Important! The Text-to-Speech Service requires the Local Voice Control and Alexa Custom Assistant extensions to function.
Architecture¶
The following diagram shows the high-level architecture of TTS Service and AACS. The blue box in the diagram represents the Text-to-Speech Service and the white boxes in the diagram represent the other components developed by Amazon. These components are all packaged in AARs to be added along with AACS AAR into Alexa Auto App or your application. The other boxes represent components that do not belong to Amazon: The yellow boxes represent the components from the Android TTS framework, and the green box represents the OEM application using Android TTS APIs.
- Android Application is owned by OEMs to handle the Text-to-Speech interaction with the end user by creating an instance of the
TextToSpeech
object and issuing Text-to-Speech requests. - TextToSpeech is the Facade class that acts as a bridge between the Text-to-Speech application, which issues the TTS requests, and the underlying
TextToSpeechService
, which renders the response. See Android documentation for TextToSpeech here. - TextToSpeechService is an abstract base class for TTS engine implementations. For more information about this class, see Android documentation for TextToSpeechService.

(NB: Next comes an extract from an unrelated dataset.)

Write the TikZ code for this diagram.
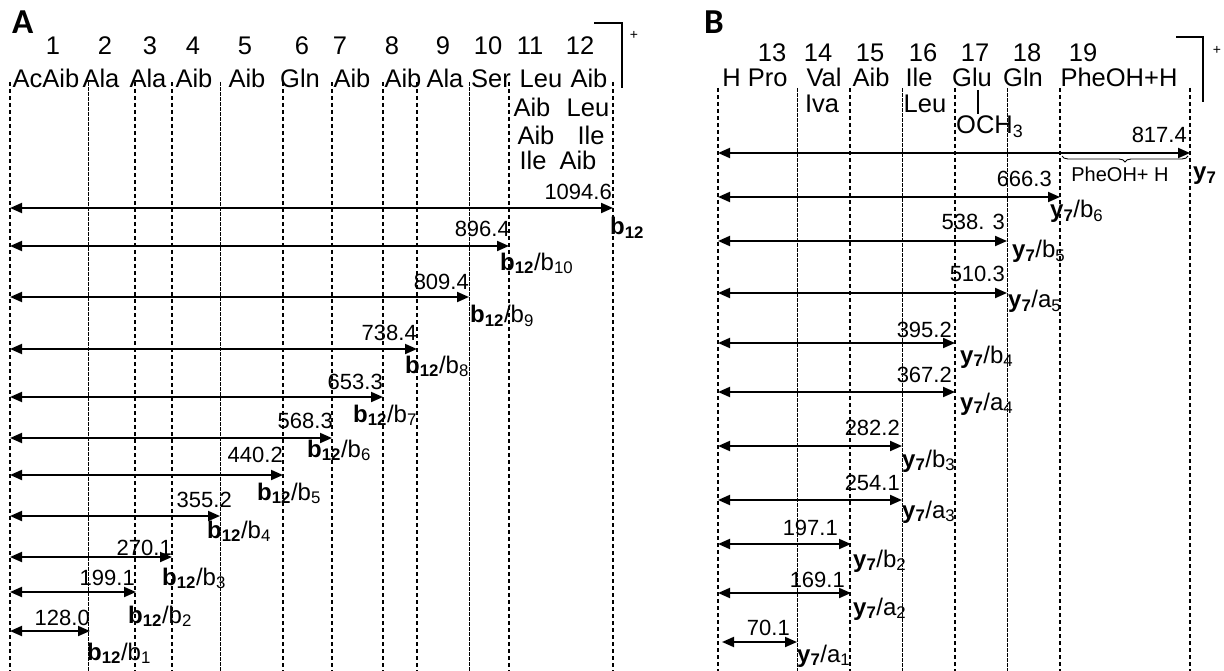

- AmazonTextToSpeechService is the actual implementation of
TextToSpeechService
that communicates with AACS via the IPC library to issue Text-to-Speech requests. - Core Service is responsible for accepting TTS requests from
AmazonTextToSpeechService
and for routing those requests to the Auto SDK'sTextToSpeech
platform interface, which issues a request to the appropriate TTS provider. For information about TTS providers, see Auto SDKText-To-Speech-Provider
module documentation.
Configuration¶
To specify the intent targets for AASB message intents from AACS, follow the instructions in AACS documentation. The TTS Service defines a list of intent filters in its Android manifest to subscribe to specific AASB message intents. If your application uses static configuration to specify the target for AASB topics, provide the following information as part of the AACS configuration to enable the communication between TTS Service and AACS.
{ ...
"aacs.general": {
"intentTargets": {
"AASB": {
"type": [
"RECEIVER"
],
"package": [
"com.amazon.alexaautoclientservice"
],
"class": [
"com.amazon.aacstts.TTSIntentReceiver"
]
},
"AlexaClient": {
"type": [
"RECEIVER"
],
"package": [
"com.amazon.alexaautoclientservice"
],
"class": [
"com.amazon.aacstts.TTSIntentReceiver"
]
},
"TextToSpeech": {
"type": [
"RECEIVER"
],
"package": [
"com.amazon.alexaautoclientservice"
],
"class": [
"com.amazon.aacstts.TTSIntentReceiver"
]
},
...
}
AASB
, AlexaClient
, and TextToSpeech
topics by using a broadcast receiver. Make sure that you properly populate the type, the package name, and the class name into the intentTargets
JSON node for these topics, as shown in the JSON example above.
Sample Usage¶
Your application uses the Text-to-Speech Service in the same way as it would use any TTS engine. To synthesize speech, the application must create a TextToSpeech
object and then set the input text. The application can also specify the speech pitch and rate.
Initialization¶
Initialize the Text-to-Speech Service in one of two ways:
-
If the Android application creates a
TextToSpeech
object without specifying the package name of the TTS engine to use, the default TTS engine is used.You can change the default engine to Text-to-Speech Service by following these steps:// Create the TextToSpeech using the default engine TextToSpeech textToSpeech = new TextToSpeech(getApplicationContext(), new TextToSpeech.OnInitListener() { @Override public void onInit(int status) { if (status != TextToSpeech.ERROR) { // do things upon TextToSpeechService is initialized } } });
- Open the Android Settings menu and navigate "Preferred Engine" as follows:
app → “General Management” → “Language and Input” → "Text-to-Speech" → "Preferred Engine"
- Choose "Amazon Text-to-Speech Engine" in the list.
-
The Android application can also directly create Text-to-Speech Service by specifying the package name "com.amazon.alexaautoclientservice" when creating the
TextToSpeech
object.You must initiate TTS Service at least once to warm up the language cache before making any synthesis requests.// Create the TextToSpeech by specifying the package name of the TextToSpeechService TextToSpeech textToSpeech = new TextToSpeech(getApplicationContext(), new TextToSpeech.OnInitListener() { @Override public void onInit(int status) { if (status != TextToSpeech.ERROR) { // do things upon TextToSpeechService is initialized } } }, "com.amazon.alexaautoclientservice");
Get Capabilities¶
The Android applications may query the Text-to-Speech Service to get the available voices. For information about voices, see Android Voice class. For information about languages, see Locale class. The following examples show how to get the available voices and languages from the Engine:
// Query the engine about the set of available voices
Set<Voice> voices = textToSpeech.getVoices();
// Query the engine about the set of available languages.
Set<Locale> locales = textToSpeech.getAvailableLanguages();
// Check if the specified language as represented by the Locale is available and supported.
int supported = textToSpeech.isLanguageAvailable(Locale.US)
Synthesize Audio¶
The Android TTS framework provides two ways of synthesizing TTS audio:
- Play out the audio immediately: The Android applications may call the
speak
API.public int speak (CharSequence text, int queueMode, Bundle params, String utteranceId)
- Save to a WAV file: The Android applications may call the
synthesizeToFile
API.public int synthesizeToFile (CharSequence text, Bundle params, File file, String utteranceId)
Known Issues¶
Conversion of MP3 to RAW Audio for TTS on the X86 platform is not yet supported.